Something good did happen during that second incarceration. Richard Russell, a Brit who runs the very cool XL Records label (home to Vampire Weekend, M.I.A., Dizzee Rascal and the White Stripes) came to visit him in jail and proposed a new album project, his first in 13 years.
Out on Tuesday, "I'm New Here" proves that Scott-Heron is still on his game - more the poet (again) and less the singer this time, and still riveting to the core with his dramatically etched and intoned impressions of growing up (well) in a fatherless home, the hustles and heartaches of big-city life, and the temptations that bring us down.
(In the liner notes, Scott-Heron urges today's easily distracted listeners to give him full attention: "Turn off everything that rings or beeps or rattles or whistles . . . . Think about what you got.")
Russell's haunting, techtronic scoring of the tone poems is as much "trip hop" as jazz or blues in spirit, the better to lure in a new audience as well as reinvigorate longtime fans. Dig the soulful, synth pulsed balladry of "I'll Take Care of You," the mostly handclap-scored "New York Is Killing Me," and the equally spellcasting, effects-twisted treatment of the Robert Johnson blues classic "Me and the Devil" (also found on YouTube as an equally eerie music video).
At another extreme is the folksy title track - Scott-Heron's organic vocal plus fingerpicked guitar cover of Smog guy Bill Callahan's "I'm New Here."
"Truth is, I was working with electronics back in the day with a guy named Malcolm Cecil [best known for projects as Tonto's Expanding Head Band]," Scott-Heron said. "Cecil would have become as famous as Robert Moog, if only he'd put his name on all the stuff he came up with."
Need more proof he's got it together? There was that two-page spread in Entertainment Weekly, "a place where you rarely see guys like me - and I didn't even have to take my shirt off," he kidded.
The Guardian, a leading British paper, has already anointed "I'm New Here" as "one of the best albums of the next decade."
And the artist is close to publishing his first book since a 2001 compilation of (mostly older) poetry, "Then and Now." Called "The Last Holiday," Scott-Heron's new tome evolves around Stevie Wonder's lengthy and ultimately successful campaign to make Dr.
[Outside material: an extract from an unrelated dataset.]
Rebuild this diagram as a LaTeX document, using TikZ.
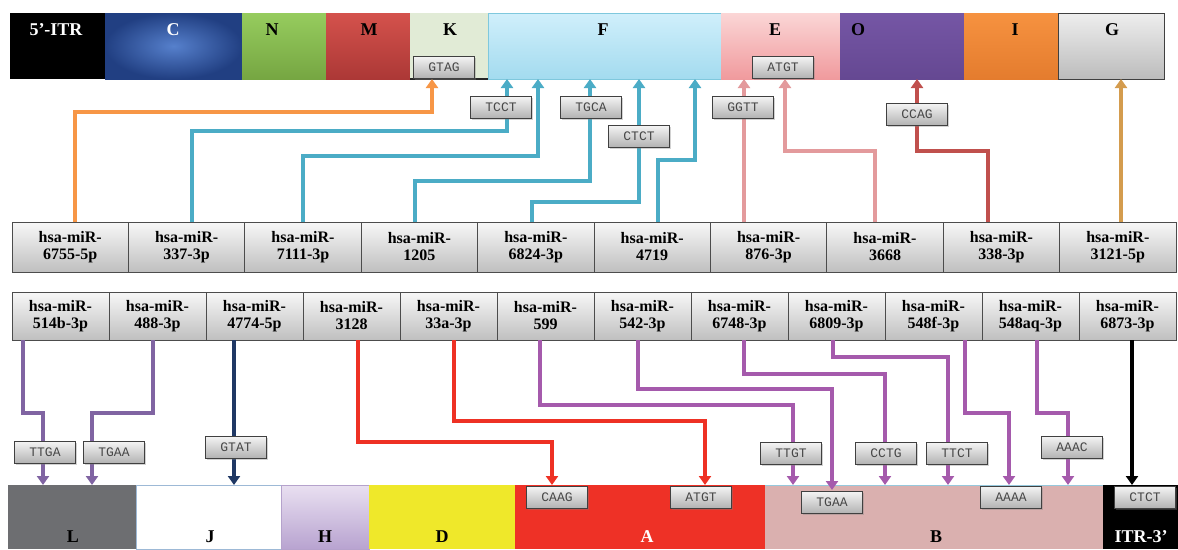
\documentclass[tikz,border=0pt]{standalone}
\usepackage{fontspec}
\setmainfont{Liberation Serif}
\newfontfamily\motiffont{Liberation Mono}
\usetikzlibrary{arrows.meta,shadows}
\definecolor{cOrange}{HTML}{F79646}
\definecolor{cTeal}{HTML}{4BACC6}
\definecolor{cPink}{HTML}{E39A9C}
\definecolor{cRed}{HTML}{C0504D}
\definecolor{cTan}{HTML}{D49C4E}
\definecolor{cPurple}{HTML}{8064A2}
\definecolor{cMagenta}{HTML}{A55AAC}
\definecolor{cNavy}{HTML}{1F3864}
\definecolor{cBright}{HTML}{EE3124}
\definecolor{cCin}{HTML}{5680CC}
\definecolor{cCout}{HTML}{213F82}
\definecolor{cBline}{HTML}{96C8DC}
\begin{document}
\begin{tikzpicture}[x=1pt,y=-1pt,
  seg/.style={anchor=north west,inner sep=0pt,outer sep=0pt},
  topseg/.style={seg,minimum height=66pt},
  botseg/.style={seg,minimum height=64pt},
  seglbl/.style={font=\bfseries\fontsize{18}{18}\selectfont,inner sep=0pt},
  mir/.style={draw=black!70,line width=0.8pt,top color=black!3,bottom color=black!25,inner sep=0pt,outer sep=0pt,align=center,font=\bfseries\fontsize{16}{17}\selectfont},
  motif/.style={draw=black!75,line width=0.9pt,top color=black!4,bottom color=black!30,drop shadow={shadow xshift=1.5pt,shadow yshift=-1.5pt,opacity=0.35},inner sep=0pt,outer sep=0pt,minimum width=61pt,minimum height=22pt,font=\motiffont\fontsize{13}{13}\selectfont,text=black!72},
  conn/.style={line width=4pt,-{Triangle[width=12pt,length=9pt]}}]
\useasboundingbox[fill=white] (0,0) rectangle (1178,549);

% ---------- top genome bar ----------
\node[topseg,fill=black,minimum width=95pt] (segITR) at (10,13) {};
\node[topseg,inner color=cCin,outer color=cCout,minimum width=137pt] (segC) at (105,13) {};
\node[topseg,top color={rgb,255:red,150;green,204;blue,94},bottom color={rgb,255:red,118;green,166;blue,66},minimum width=84pt] (segN) at (242,13) {};
\node[topseg,top color={rgb,255:red,212;green,82;blue,76},bottom color={rgb,255:red,172;green,56;blue,54},minimum width=84pt] (segM) at (326,13) {};
\node[topseg,fill={rgb,255:red,225;green,235;blue,214},minimum width=78pt] (segK) at (410,13) {};
\node[topseg,top color={rgb,255:red,208;green,239;blue,251},bottom color={rgb,255:red,163;green,219;blue,239},draw={rgb,255:red,127;green,200;blue,221},line width=0.6pt,minimum width=233pt] (segF) at (488,13) {};
\node[topseg,top color={rgb,255:red,251;green,214;blue,214},bottom color={rgb,255:red,240;green,154;blue,157},minimum width=119pt] (segE) at (721,13) {};
\node[topseg,top color={rgb,255:red,117;green,86;blue,165},bottom color={rgb,255:red,101;green,72;blue,146},minimum width=124pt] (segO) at (840,13) {};
\node[topseg,top color={rgb,255:red,246;green,146;blue,64},bottom color={rgb,255:red,228;green,124;blue,46},minimum width=94pt] (segI) at (964,13) {};
\node[topseg,top color={rgb,255:red,238;green,238;blue,238},bottom color={rgb,255:red,188;green,188;blue,188},draw=black!75,line width=1pt,minimum width=106pt] (segG) at (1058,13) {};
\draw[black!85,line width=2pt] (segK.south west) -- (segK.south east);

\node[seglbl,text=white] (lITR) at (56,30) {5’-ITR};
\node[seglbl,text=white] (lC) at (173,30) {C};
\node[seglbl] (lN) at (272,30) {N};
\node[seglbl] (lM) at (369,30) {M};
\node[seglbl] (lK) at (450,30) {K};
\node[seglbl] (lF) at (603,30) {F};
\node[seglbl] (lE) at (775,30) {E};
\node[seglbl] (lO) at (858,30) {O};
\node[seglbl] (lI) at (1015,30) {I};
\node[seglbl] (lG) at (1112,30) {G};

% ---------- bottom genome bar ----------
\node[botseg,fill={rgb,255:red,109;green,110;blue,113},minimum width=128pt] (segL) at (8,485) {};
\node[botseg,fill=white,draw={rgb,255:red,157;green,185;blue,214},line width=0.6pt,minimum width=145pt] (segJ) at (136,485) {};
\node[botseg,top color={rgb,255:red,233;green,224;blue,241},bottom color={rgb,255:red,184;green,163;blue,208},draw={rgb,255:red,181;green,162;blue,204},line width=0.6pt,minimum width=88pt] (segH) at (281,485) {};
\node[botseg,fill={rgb,255:red,239;green,232;blue,42},minimum width=146pt] (segD) at (369,485) {};
\node[botseg,fill={rgb,255:red,238;green,49;blue,38},minimum width=250pt] (segA) at (515,485) {};
\node[botseg,fill={rgb,255:red,218;green,176;blue,175},minimum width=338pt] (segB) at (765,485) {};
\node[botseg,fill=black,minimum width=75pt] (segI3) at (1103,485) {};
\draw[cBline,line width=1pt] (segB.north west) -- (segB.north east);

\node[seglbl] (lL) at (73,537) {L};
\node[seglbl] (lJ) at (210,537) {J};
\node[seglbl] (lH) at (325,537) {H};
\node[seglbl] (lD) at (442,537) {D};
\node[seglbl,text=white] (lA) at (647,537) {A};
\node[seglbl] (lB) at (936,537) {B};
\node[seglbl,text=white] (lI3) at (1141,537) {ITR-3’};

% ---------- miRNA rows ----------
\foreach \lab [count=\i] in {6755-5p,337-3p,7111-3p,1205,6824-3p,4719,876-3p,3668,338-3p,3121-5p}
  \node[mir,minimum width=116.4pt,minimum height=50pt] (a\i) at ({12+116.4*(\i-0.5)},247) {hsa-miR-\\\lab};
\foreach \lab [count=\i] in {514b-3p,488-3p,4774-5p,3128,33a-3p,599,542-3p,6748-3p,6809-3p,548f-3p,548aq-3p,6873-3p}
  \node[mir,minimum width=97pt,minimum height=48pt] (b\i) at ({12+97*(\i-0.5)},316) {hsa-miR-\\\lab};

% ---------- connectors to top bar ----------
\coordinate (s1) at ([xshift=4.8pt]a1.north);
\coordinate (s2) at ([xshift=5.4pt]a2.north);
\coordinate (s3) at (a3.north);
\coordinate (s4) at ([xshift=-4.4pt]a4.north);
\coordinate (s5) at ([xshift=-3.8pt]a5.north);
\coordinate (s6) at ([xshift=5.8pt]a6.north);
\coordinate (s7) at ([xshift=-24.6pt]a7.north);
\coordinate (s8) at ([xshift=-10pt]a8.north);
\coordinate (s9) at ([xshift=-13.4pt]a9.north);
\coordinate (s10) at ([xshift=3.2pt]a10.north);
\draw[conn,cOrange] (s1) -- ++(0,-110) -| ([xshift=-17pt]segK.south);
\draw[conn,cTeal] (s2) -- ++(0,-91) -| ([xshift=-97.5pt]segF.south);
\draw[conn,cTeal] (s3) -- ++(0,-66) -| ([xshift=-66.5pt]segF.south);
\draw[conn,cTeal] (s4) -- ++(0,-41) -| ([xshift=-14.5pt]segF.south);
\draw[conn,cTeal] (s5) -- ++(0,-20) -| ([xshift=34.5pt]segF.south);
\draw[conn,cTeal] (s6) -- ++(0,-62) -| ([xshift=90.5pt]segF.south);
\draw[conn,cPink] (s7) -- (s7 |- segE.south);
\draw[conn,cPink] (s8) -- ++(0,-71) -| ([xshift=4.5pt]segE.south);
\draw[conn,cRed] (s9) -- ++(0,-71) -| ([xshift=15pt]segO.south);
\draw[conn,cTan] (s10) -- (s10 |- segG.south);

% ---------- connectors to bottom bar ----------
\coordinate (t1) at ([xshift=-37.5pt]b1.south);
\coordinate (t2) at ([xshift=-4.5pt]b2.south);
\coordinate (t3) at ([xshift=-20.5pt]b3.south);
\coordinate (t4) at ([xshift=6.5pt]b4.south);
\coordinate (t5) at ([xshift=5.5pt]b5.south);
\coordinate (t6) at ([xshift=-5.5pt]b6.south);
\coordinate (t7) at ([xshift=-4.5pt]b7.south);
\coordinate (t8) at ([xshift=4.5pt]b8.south);
\coordinate (t9) at ([xshift=-3.5pt]b9.south);
\coordinate (t10) at ([xshift=31.5pt]b10.south);
\coordinate (t11) at ([xshift=6.5pt]b11.south);
\coordinate (t12) at ([xshift=4.5pt]b12.south);
\draw[conn,cPurple] (t1) -- ++(0,73) -| ([xshift=-29pt]segL.north);
\draw[conn,cPurple] (t2) -- ++(0,73) -| ([xshift=20pt]segL.north);
\draw[conn,cNavy] (t3) -- (t3 |- segJ.north);
\draw[conn,cBright] (t4) -- ++(0,102) -| ([xshift=-88pt]segA.north);
\draw[conn,cBright] (t5) -- ++(0,81) -| ([xshift=65pt]segA.north);
\draw[conn,cMagenta] (t6) -- ++(0,65) -| ([xshift=-141pt]segB.north);
\draw[conn,cMagenta] (t7) -- ++(0,49) -| ([xshift=-102pt,yshift=-5pt]segB.north);
\draw[conn,cMagenta] (t8) -- ++(0,34) -| ([xshift=-49pt]segB.north);
\draw[conn,cMagenta] (t9) -- ++(0,17) -| ([xshift=14pt]segB.north);
\draw[conn,cMagenta] (t10) -- ++(0,73) -| ([xshift=75pt]segB.north);
\draw[conn,cMagenta] (t11) -- ++(0,73) -| ([xshift=134pt]segB.north);
\draw[conn,black] (t12) -- (t12 |- segI3.north);

% ---------- motif boxes ----------
\node[motif] (mGTAG) at (444,67) {GTAG};
\node[motif] (mATGTtop) at (783,67) {ATGT};
\node[motif] (mTCCT) at (501,107) {TCCT};
\node[motif] (mTGCA) at (591,107) {TGCA};
\node[motif] (mCTCTtop) at (639,136) {CTCT};
\node[motif] (mGGTT) at (743,107) {GGTT};
\node[motif] (mCCAG) at (917,114) {CCAG};
\node[motif] (mTTGA) at (45,452) {TTGA};
\node[motif] (mTGAAl) at (114,452) {TGAA};
\node[motif] (mGTAT) at (236,447) {GTAT};
\node[motif] (mCAAG) at (557,497) {CAAG};
\node[motif] (mATGTbot) at (701,497) {ATGT};
\node[motif] (mTTGT) at (791,453) {TTGT};
\node[motif] (mTGAAb) at (832,502) {TGAA};
\node[motif] (mCCTG) at (886,453) {CCTG};
\node[motif] (mTTCT) at (957,453) {TTCT};
\node[motif] (mAAAA) at (1011,497) {AAAA};
\node[motif] (mAAAC) at (1072,447) {AAAC};
\node[motif] (mCTCTbot) at (1145,497) {CTCT};
\end{tikzpicture}
\end{document}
Martin Luther King Jr.'s birthday a national holiday.
"I was on tour with him back in the early '80's as his opening act when all this stuff was going on," Scott-Heron shared.
"I was supposed to be the opening act for just eight dates, with Bob Marley taking over after that. Then Bob got diagnosed with cancer and went into [Memorial Sloan-Kettering Cancer Center], and Stevie called me in and said 'adjustments' had to be made, so we stayed on the whole tour.
"I had to write this book for people to find out all the s- - - they went through to make the King holiday happen. They got six million signatures on petitions and staged huge rallies in Washington, D.C. There was stuff going on in every city we visited. After all was said and done, Congress just couldn't turn him down."
With Barack Obama in the White House, the oft-cynical Scott-Heron feels "America finally came to its senses. I just hope it's not too late. I've got to be optimistic. I don't have a choice. The opposition can either be a pain in the ass and hold things up, or go along and make it work."
Heron promises to not be too political or caustic ("I'm not Don Rickles") if you shout out requests at his Tin Angel shows this weekend - two on Saturday night, then two more on Sunday, the latter opposite the Super Bowl.
"I think [Tin Angel booker] Larry [Goldfarb] brought me and the band in this weekend 'cause neither of us are big football fans," Scott-Heron shared with a laugh. "We have our arguments over basketball - Larry loves the 76ers, I'm with the Knicks. So come on out. The game won't be any good, but the shows will be."
Tin Angel, 20 S. 2nd St., 7 and 9:30 p.m. tomorrow,
6 and 8:30 p.m. Sunday, $25, 215-928-0978, www.tinangel.com.